Causal Inference & Machine Learning
Speaker: Vinod Bakthavachalam, Data Scientist at Coursera
Lots of data science problems, especially towards informing business and product strategy, involve understanding causal relationships. The standard way to measure these is through AB testing, but many times that is infeasible, requiring alternative techniques from the causal inference that are an essential component of any data scientist's toolkit. The talk will walk through these techniques, some applications, and recent work at the intersection of causal inference and machine learning to handle large data sets.

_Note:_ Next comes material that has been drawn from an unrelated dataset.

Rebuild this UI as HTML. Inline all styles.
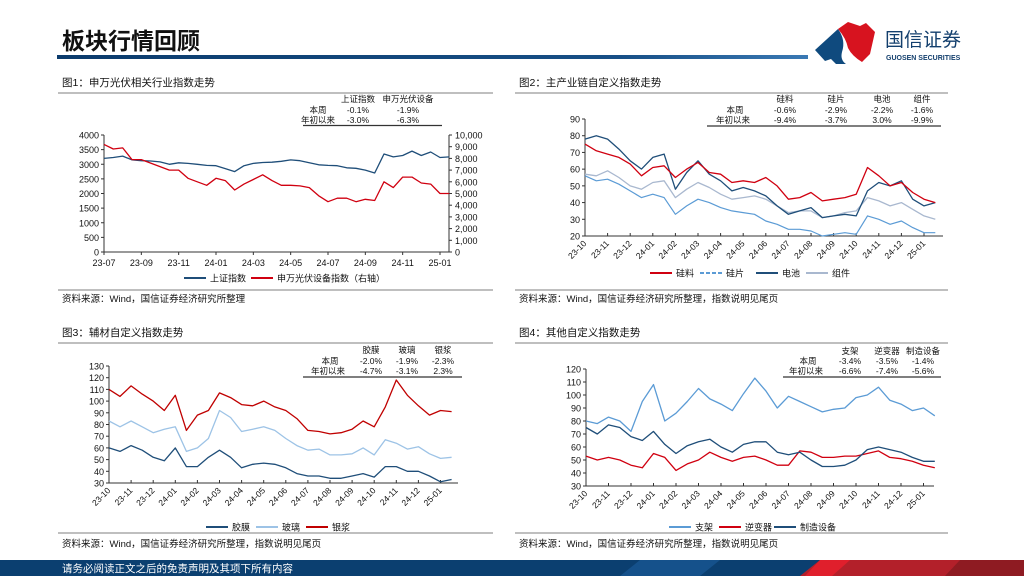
<!DOCTYPE html>
<html><head><meta charset="utf-8"><style>
html,body{margin:0;padding:0;background:#fff;}
svg{display:block;font-family:"Liberation Sans","Noto Sans CJK SC",sans-serif;}
</style></head><body>
<svg id="page" width="1024" height="576" viewBox="0 0 1024 576" xmlns="http://www.w3.org/2000/svg">
<defs>
<linearGradient id="hg" x1="0" x2="1" y1="0" y2="0"><stop offset="0" stop-color="#0b3b6c"/><stop offset="0.75" stop-color="#174f86"/><stop offset="1" stop-color="#3a79b4"/></linearGradient>
</defs>
<text x="62" y="49" font-size="23" font-weight="bold" fill="#111">板块行情回顾</text>
<rect x="57" y="55" width="751" height="4" fill="url(#hg)"/>
<g>
<path d="M815 50 L838 29 Q846 40 842 52 Q840 60 846 64 L836 64 L831 59 L825 61 Z" fill="#0f4a7e"/>
<path d="M838 29 L848 22 L860 26 L866 23 L875 32 L870 54 L862 62 Q852 56 848 48 Q846 38 838 29 Z" fill="#d7131f"/>
<text x="885" y="46" font-size="19" fill="#133f6d">国信证券</text>
<text x="886" y="60" font-size="7" font-weight="bold" fill="#133f6d">GUOSEN SECURITIES</text>
</g>
<rect x="0" y="560" width="1024" height="16" fill="#0b3f70"/>
<path d="M640 560 L720 560 L700 576 L620 576 Z" fill="#1a5a97" opacity="0.7"/>
<path d="M820 560 L1024 560 L1024 576 L800 576 Z" fill="#b3202a"/>
<path d="M820 560 L850 560 L832 576 L805 576 Z" fill="#e01f2c"/>
<path d="M960 560 L1024 560 L1024 576 L945 576 Z" fill="#8e1b22"/>
<text x="62" y="572" font-size="10.5" fill="#fff">请务必阅读正文之后的免责声明及其项下所有内容</text>

<!-- Panel static texts -->
<g font-size="10.5" fill="#111">
<text x="62" y="86">图1：申万光伏相关行业指数走势</text>
<text x="519" y="86">图2：主产业链自定义指数走势</text>
<text x="62" y="336">图3：辅材自定义指数走势</text>
<text x="519" y="336">图4：其他自定义指数走势</text>
</g>
<g stroke="#999" stroke-width="1.2">
<line x1="58" y1="93" x2="493" y2="93"/><line x1="515" y1="93" x2="948" y2="93"/>
<line x1="58" y1="343" x2="493" y2="343"/><line x1="515" y1="343" x2="948" y2="343"/>
<line x1="58" y1="290" x2="493" y2="290"/><line x1="515" y1="290" x2="948" y2="290"/>
<line x1="58" y1="533" x2="493" y2="533"/><line x1="515" y1="533" x2="948" y2="533"/>
</g>
<g font-size="9.5" fill="#111">
<text x="62" y="302">资料来源：Wind，国信证券经济研究所整理</text>
<text x="519" y="302">资料来源：Wind，国信证券经济研究所整理，指数说明见尾页</text>
<text x="62" y="547">资料来源：Wind，国信证券经济研究所整理，指数说明见尾页</text>
<text x="519" y="547">资料来源：Wind，国信证券经济研究所整理，指数说明见尾页</text>
</g>

<!-- Stats tables -->
<g font-size="8.5" fill="#111" text-anchor="middle">
<text x="358" y="102">上证指数</text><text x="408" y="102">申万光伏设备</text>
<text x="318" y="113">本周</text><text x="358" y="113">-0.1%</text><text x="408" y="113">-1.9%</text>
<text x="318" y="123">年初以来</text><text x="358" y="123">-3.0%</text><text x="408" y="123">-6.3%</text>
<line x1="303" y1="125.5" x2="442" y2="125.5" stroke="#333" stroke-width="1.2"/>
</g>
<g font-size="8.5" fill="#111" text-anchor="middle">
<text x="785" y="102">硅料</text><text x="836" y="102">硅片</text><text x="882" y="102">电池</text><text x="922" y="102">组件</text>
<text x="735" y="113">本周</text><text x="785" y="113">-0.6%</text><text x="836" y="113">-2.9%</text><text x="882" y="113">-2.2%</text><text x="922" y="113">-1.6%</text>
<text x="733" y="123">年初以来</text><text x="785" y="123">-9.4%</text><text x="836" y="123">-3.7%</text><text x="882" y="123">3.0%</text><text x="922" y="123">-9.9%</text>
<line x1="707" y1="126" x2="941" y2="126" stroke="#333" stroke-width="1.2"/>
</g>
<g font-size="8.5" fill="#111" text-anchor="middle">
<text x="371" y="353">胶膜</text><text x="407" y="353">玻璃</text><text x="443" y="353">银浆</text>
<text x="330" y="364">本周</text><text x="371" y="364">-2.0%</text><text x="407" y="364">-1.9%</text><text x="443" y="364">-2.3%</text>
<text x="328" y="374">年初以来</text><text x="371" y="374">-4.7%</text><text x="407" y="374">-3.1%</text><text x="443" y="374">2.3%</text>
<line x1="303" y1="377" x2="462" y2="377" stroke="#333" stroke-width="1.2"/>
</g>
<g font-size="8.5" fill="#111" text-anchor="middle">
<text x="850" y="354">支架</text><text x="887" y="354">逆变器</text><text x="923" y="354">制造设备</text>
<text x="808" y="364">本周</text><text x="850" y="364">-3.4%</text><text x="887" y="364">-3.5%</text><text x="923" y="364">-1.4%</text>
<text x="806" y="374">年初以来</text><text x="850" y="374">-6.6%</text><text x="887" y="374">-7.4%</text><text x="923" y="374">-5.6%</text>
<line x1="783" y1="377" x2="941" y2="377" stroke="#333" stroke-width="1.2"/>
</g>
<g id="charts"></g>
</svg>
<script>
// ===== Chart 1 data (half-month steps from 23-07) =====
const c1Ticks = ["23-07","23-09","23-11","24-01","24-03","24-05","24-07","24-09","24-11","25-01"];
const c1LeftTicks = [0,500,1000,1500,2000,2500,3000,3500,4000];
const c1RightTicks = ["0","1,000","2,000","3,000","4,000","5,000","6,000","7,000","8,000","9,000","10,000"];
const c1Shanghai = [3200,3230,3280,3150,3120,3110,3080,3000,3050,3030,3000,2960,2950,2850,2750,2950,3030,3060,3070,3100,3150,3120,3050,2980,2960,2950,2880,2860,2800,2700,3350,3250,3300,3450,3300,3420,3230,3250];
const c1PV = [9200,8800,8900,7900,7900,7600,7300,7000,7000,6300,6000,5700,6300,6100,5300,5800,6200,6600,6100,5700,5700,5650,5500,4800,4300,4600,4600,4300,4500,4400,6000,5500,6400,6400,5900,5800,5000,5000];
// ===== Chart 2 data (half-month steps from 23-10) =====
const monthTicks = ["23-10","23-11","23-12","24-01","24-02","24-03","24-04","24-05","24-06","24-07","24-08","24-09","24-10","24-11","24-12","25-01"];
const c2YTicks = [20,30,40,50,60,70,80,90];
const c2Silicon = [75,71,69,67,63,56,61,62,55,60,64,58,57,52,53,52,55,50,42,43,46,41,42,43,45,61,56,50,52,46,42,40];
const c2Wafer = [56,53,54,51,47,43,45,43,33,38,42,40,37,35,34,33,29,27,24,24,23,20,21,22,21,32,30,27,29,25,22,22];
const c2Cell = [78,80,78,72,65,60,67,69,48,58,65,57,53,47,49,47,44,38,33,35,37,31,32,33,32,47,52,50,53,42,38,40];
const c2Module = [57,56,59,55,50,48,52,53,43,48,52,49,45,42,43,44,42,38,34,35,35,31,32,34,35,43,41,38,40,36,32,30];
// ===== Chart 3 data =====
const c3YTicks = [30,40,50,60,70,80,90,100,110,120,130];
const c3Film = [60,57,62,58,52,49,60,44,44,52,58,52,43,46,47,46,43,38,36,36,34,34,36,38,35,44,44,40,40,36,31,33];
const c3Glass = [83,78,83,78,73,76,78,57,60,68,92,86,74,76,78,75,68,62,58,59,54,54,55,60,54,67,64,59,61,55,51,52];
const c3Paste = [110,104,113,106,100,92,105,75,88,92,107,103,97,96,100,95,92,85,75,74,72,73,76,83,78,95,118,105,96,88,92,91];
// ===== Chart 4 data =====
const c4YTicks = [30,40,50,60,70,80,90,100,110,120];
const c4Bracket = [80,78,83,80,72,95,108,80,86,95,105,97,93,88,101,113,103,90,99,95,91,87,89,90,98,100,106,96,93,88,90,84];
const c4Inverter = [53,50,52,50,46,44,55,52,42,47,50,56,52,49,52,53,50,46,46,57,56,52,52,53,53,55,57,52,51,49,46,44];
const c4Equipment = [75,70,77,75,68,65,72,62,55,61,64,66,60,56,62,64,64,56,54,56,50,45,45,46,50,58,60,58,56,52,49,49];

const NS = "http://www.w3.org/2000/svg";
const root = document.getElementById("charts");
function mk(tag, attrs, parent) {
  const e = document.createElementNS(NS, tag);
  for (const k in attrs) e.setAttribute(k, attrs[k]);
  (parent || root).appendChild(e);
  return e;
}
function txt(x, y, s, anchor, size, parent) {
  const t = mk("text", {x: x, y: y, "font-size": size || 9, fill: "#111", "text-anchor": anchor || "start"}, parent);
  t.textContent = s;
  return t;
}
function series(vals, xf, yf, color, w, dash, name) {
  const p = mk("polyline", {points: vals.map((v, i) => xf(i).toFixed(1) + "," + yf(v).toFixed(1)).join(" "), fill: "none", stroke: color, "stroke-width": w, "stroke-linejoin": "round"});
  if (dash) p.setAttribute("stroke-dasharray", dash);
  
  
}
function legend(x, y, color, label, dash, name) {
  const g = mk("g", {});
  
  
  const l = mk("line", {x1: x, y1: y, x2: x + 22, y2: y, stroke: color, "stroke-width": 2}, g);
  if (dash) l.setAttribute("stroke-dasharray", dash);
  txt(x + 26, y + 3.5, label, "start", 9, g);
}

// ---------- Chart 1 ----------
(function () {
  const X0 = 104, step = 336 / 36, Y0 = 252, H = 117;
  const xf = i => X0 + i * step;
  const yL = v => Y0 - v / 4000 * H;
  const yR = v => Y0 - v / 10000 * H;
  const g = mk("g", {});
  
  
  mk("line", {x1: X0, y1: 135, x2: X0, y2: Y0, stroke: "#333"}, g);
  mk("line", {x1: 449, y1: 135, x2: 449, y2: Y0, stroke: "#333"}, g);
  mk("line", {x1: X0, y1: Y0, x2: 449, y2: Y0, stroke: "#333"}, g);
  c1LeftTicks.forEach(v => { mk("line", {x1: X0 - 3, y1: yL(v), x2: X0, y2: yL(v), stroke: "#333"}, g); txt(X0 - 5, yL(v) + 3.5, String(v), "end", 9, g); });
  c1RightTicks.forEach((s, i) => { const y = yR(i * 1000); mk("line", {x1: 449, y1: y, x2: 452, y2: y, stroke: "#333"}, g); txt(455, y + 3.5, s, "start", 9, g); });
  c1Ticks.forEach((s, k) => { const x = xf(k * 4); mk("line", {x1: x, y1: Y0, x2: x, y2: Y0 + 3, stroke: "#333"}, g); txt(x, Y0 + 14, s, "middle", 9, g); });
  series(c1Shanghai, xf, yL, "#1f4e79", 1.3, null, "line-shanghai-index");
  series(c1PV, xf, yR, "#d00010", 1.3, null, "line-sw-pv-equipment");
  legend(184, 278, "#1f4e79", "上证指数", null, "legend-shanghai-index");
  legend(251, 278, "#d00010", "申万光伏设备指数（右轴）", null, "legend-sw-pv-equipment");
})();

function monthChart(cfg) {
  const xf = i => cfg.x0 + i * cfg.step / 2;
  const yf = v => cfg.y0 - (v - cfg.min) / (cfg.max - cfg.min) * cfg.h;
  const g = mk("g", {});
  
  
  mk("line", {x1: cfg.x0, y1: cfg.y0 - cfg.h, x2: cfg.x0, y2: cfg.y0, stroke: "#333"}, g);
  mk("line", {x1: cfg.x0, y1: cfg.y0, x2: cfg.xEnd, y2: cfg.y0, stroke: "#333"}, g);
  cfg.yTicks.forEach(v => { mk("line", {x1: cfg.x0 - 3, y1: yf(v), x2: cfg.x0, y2: yf(v), stroke: "#333"}, g); txt(cfg.x0 - 5, yf(v) + 3.5, String(v), "end", 9, g); });
  monthTicks.forEach((s, k) => {
    const x = xf(k * 2);
    mk("line", {x1: x, y1: cfg.y0, x2: x, y2: cfg.y0 - 3, stroke: "#333"}, g);
    const t = txt(x + 2, cfg.y0 + 8, s, "end", 8.5, g);
    t.setAttribute("transform", "rotate(-45 " + (x + 2) + " " + (cfg.y0 + 8) + ")");
  });
  return {xf, yf};
}

// ---------- Chart 2 ----------
(function () {
  const a = monthChart({prefix: "chart2", x0: 585, step: 22.6, y0: 236, h: 117, min: 20, max: 90, xEnd: 943, yTicks: c2YTicks});
  series(c2Module, a.xf, a.yf, "#a9b8cf", 1.3, null, "line-module");
  series(c2Wafer, a.xf, a.yf, "#5b9bd5", 1.2, null, "line-wafer");
  series(c2Cell, a.xf, a.yf, "#1f4e79", 1.3, null, "line-cell");
  series(c2Silicon, a.xf, a.yf, "#d00010", 1.3, null, "line-silicon");
  legend(650, 273, "#d00010", "硅料", null, "legend-silicon");
  legend(700, 273, "#5b9bd5", "硅片", "4,2", "legend-wafer");
  legend(756, 273, "#1f4e79", "电池", null, "legend-cell");
  legend(806, 273, "#a9b8cf", "组件", null, "legend-module");
})();

// ---------- Chart 3 ----------
(function () {
  const a = monthChart({prefix: "chart3", x0: 109, step: 22.1, y0: 483, h: 117, min: 30, max: 130, xEnd: 458, yTicks: c3YTicks});
  series(c3Film, a.xf, a.yf, "#1f4e79", 1.3, null, "line-film");
  series(c3Glass, a.xf, a.yf, "#9dc3e6", 1.3, null, "line-glass");
  series(c3Paste, a.xf, a.yf, "#c00000", 1.3, null, "line-silver-paste");
  legend(206, 527, "#1f4e79", "胶膜", null, "legend-film");
  legend(256, 527, "#9dc3e6", "玻璃", null, "legend-glass");
  legend(306, 527, "#c00000", "银浆", null, "legend-silver-paste");
})();

// ---------- Chart 4 ----------
(function () {
  const a = monthChart({prefix: "chart4", x0: 586, step: 22.5, y0: 486, h: 117, min: 30, max: 120, xEnd: 934, yTicks: c4YTicks});
  series(c4Bracket, a.xf, a.yf, "#5b9bd5", 1.3, null, "line-bracket");
  series(c4Inverter, a.xf, a.yf, "#d00010", 1.3, null, "line-inverter");
  series(c4Equipment, a.xf, a.yf, "#1f4e79", 1.3, null, "line-equipment");
  legend(669, 527, "#5b9bd5", "支架", null, "legend-bracket");
  legend(719, 527, "#d00010", "逆变器", null, "legend-inverter");
  legend(774, 527, "#1f4e79", "制造设备", null, "legend-equipment");
})();
</script>
</body></html>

Real-ish Time Predictive Analytics with Spark Structured Streaming
Speaker: Scott J Haines, Principal Software Engineer at Twilio
In 20 short minutes learn what becomes possible when you add Spark into your analytics pipeline. Learn how to effectivley solve common Data Engineering problems with compile-time guarenttes - like how to ingest, normalize, transform and join datasets in realtime. Learn how to add insights on top of your streaming data with simple filters and pre-trained models.

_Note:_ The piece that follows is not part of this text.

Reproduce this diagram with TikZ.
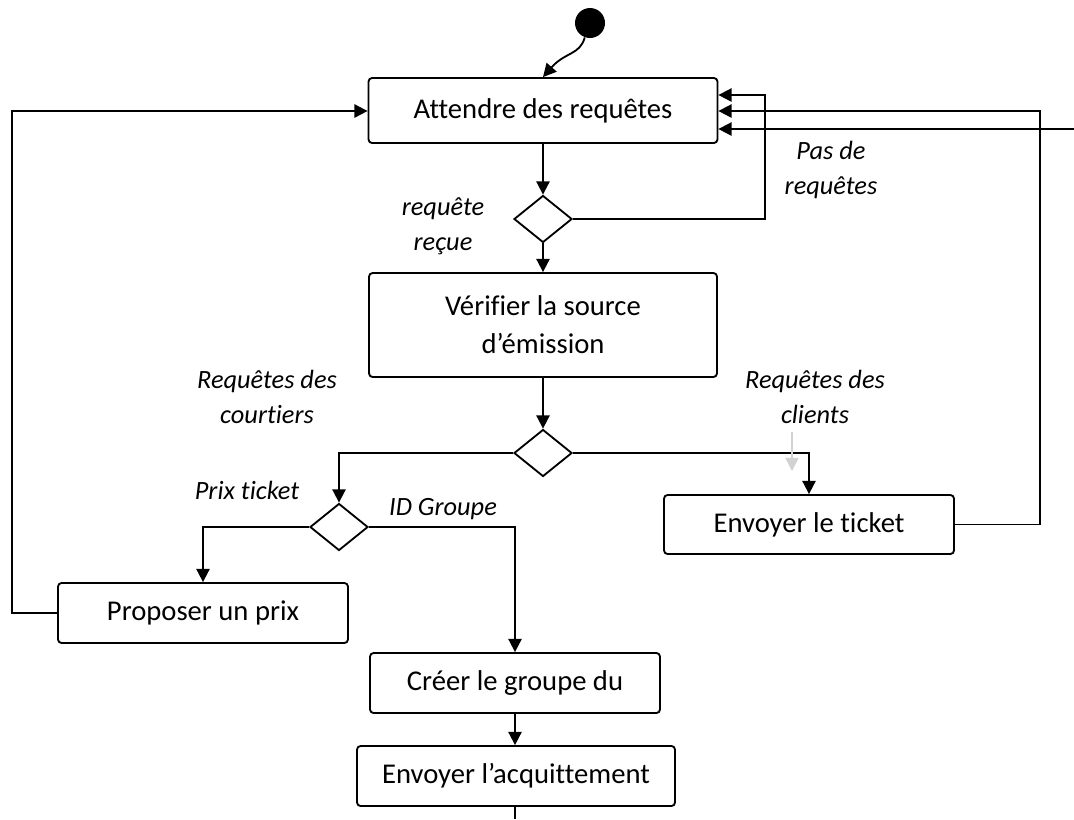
\documentclass[tikz,border=0pt]{standalone}
\usepackage{fontspec}
\setmainfont[Ligatures=NoCommon]{Carlito}
\usetikzlibrary{shapes.geometric,arrows.meta}

\begin{document}
\begin{tikzpicture}[x=0.02cm,y=-0.02cm,
  act/.style={draw,rounded corners=2pt,line width=1.05pt,font=\fontsize{16.3}{21.5}\selectfont,align=center,inner sep=0pt},
  dec/.style={draw,diamond,line width=1.05pt,inner sep=0pt,minimum width=1.16cm,minimum height=0.94cm},
  lbl/.style={font=\fontsize{15}{20}\selectfont\itshape,align=center},
  flow/.style={line width=1.05pt,-{Triangle[length=7.5pt,width=7.5pt]}},
  plain/.style={line width=1.05pt}]
\useasboundingbox (0,0) rectangle (1074,819);

% activities and decisions
\node[circle,fill=black,minimum size=0.6cm,inner sep=0pt] (start) at (590,23) {};
\node[act,minimum width=6.98cm,minimum height=1.3cm] (att) at (543,110.5) {Attendre des requêtes};
\node[dec] (d1) at (543,219) {};
\node[act,minimum width=6.96cm,minimum height=2.08cm] (ver) at (543,325) {Vérifier la source\\d’émission};
\node[dec] (d2) at (543,453) {};
\node[dec] (d3) at (339,527) {};
\node[act,minimum width=5.8cm,minimum height=1.18cm] (tic) at (809,524.5) {Envoyer le ticket};
\node[act,minimum width=5.8cm,minimum height=1.2cm] (pro) at (203,613) {Proposer un prix};
\node[act,minimum width=5.8cm,minimum height=1.2cm] (cre) at (515,683) {Créer le groupe du};
\node[act,minimum width=6.36cm,minimum height=1.2cm] (ack) at (516,776) {Envoyer l’acquittement};

% guard labels
\node[lbl] (lrr) at (443,226) {requête\\reçue};
\node[lbl] (lpr) at (831,170) {Pas de\\requêtes};
\node[lbl] (lcl) at (815,397) {Requêtes des\\clients};
\node[lbl] (lco) at (267,397) {Requêtes des\\courtiers};
\node[lbl] (lpt) at (247,490) {Prix ticket};
\node[lbl] (lid) at (443,509) {ID Groupe};

% routing points
\coordinate (r1) at (765,95);
\coordinate (r2) at (1040,111);
\coordinate (r3) at (1074,129);
\coordinate (l1) at (12,111);
\coordinate (e) at (515,819);
\coordinate (g1) at (792,432);
\coordinate (g2) at (792,471);

% flows
\draw[flow] (start.-110) .. controls (580,55) and (565,52) .. (att.north);
\draw[flow] (att.south) -- (d1.north);
\draw[flow] (d1.east) -| (r1) -- (att.east |- r1);
\draw[flow] (d1.south) -- (ver.north);
\draw[flow] (ver.south) -- (d2.north);
\draw[flow] (d2.west) -| (d3.north);
\draw[flow] (d2.east) -| (tic.north);
\draw[flow] (tic.east) -| (r2) -- (att.east |- r2);
\draw[flow] (r3) -- (att.east |- r3);
\draw[flow] (d3.west) -| (pro.north);
\draw[flow] (d3.east) -| (cre.north);
\draw[flow] (pro.west) -| (l1) -- (att.west |- l1);
\draw[flow] (cre.south) -- (cre.south |- ack.north);
\draw[plain] (ack.south -| e) -- (e);
\draw[flow,gray!35,line width=0.8pt] (g1) -- (g2);
\end{tikzpicture}
\end{document}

Visualizing Complexity: Dimensionality Reduction and Network Science
Speaker: Jane Adams, Data Visualization Artist at University of Vermont Complex Systems Center
Working with mathematicians, data scientists, and domain experts at the University of Vermont Complex Systems Center, data visualization artist Jane Adams has developed strategies for prototyping exploratory graphs of high-dimensional data. In this 90-minute workshop, Adams shares some of these methods for data discovery and interaction, navigating a creative workflow from paper prototypes of visual hypotheses through web-based interactive slices, offering critical insight for clustering, interpolation, and feature engineering.
Healthcare NLP with a doctor's bag of notes
Speaker: Andrew Long, PhD, Data Scientist at Fresenius Medical Care
Nausea, vomiting, and diarrhea are words you would not frequently find in a natural language processing (NLP) project for tweets or product reviews. However, these words are common in healthcare. In fact, many clinical signs and patient symptoms (e.g. shortness of breath, fever, or chest pain) are only present in free-text notes and are not captured with structured numerical data. As a result, it is important for healthcare data scientists to be able to extract insight from unstructured clinical notes in electronic medical records. In this 20 min warm-up, the audience will have the opportunity to learn about an NLP concept known as bag-of-words. The audience will also get a preview of the outline for the 90-min workshop held at the upcoming ODSC West 2019.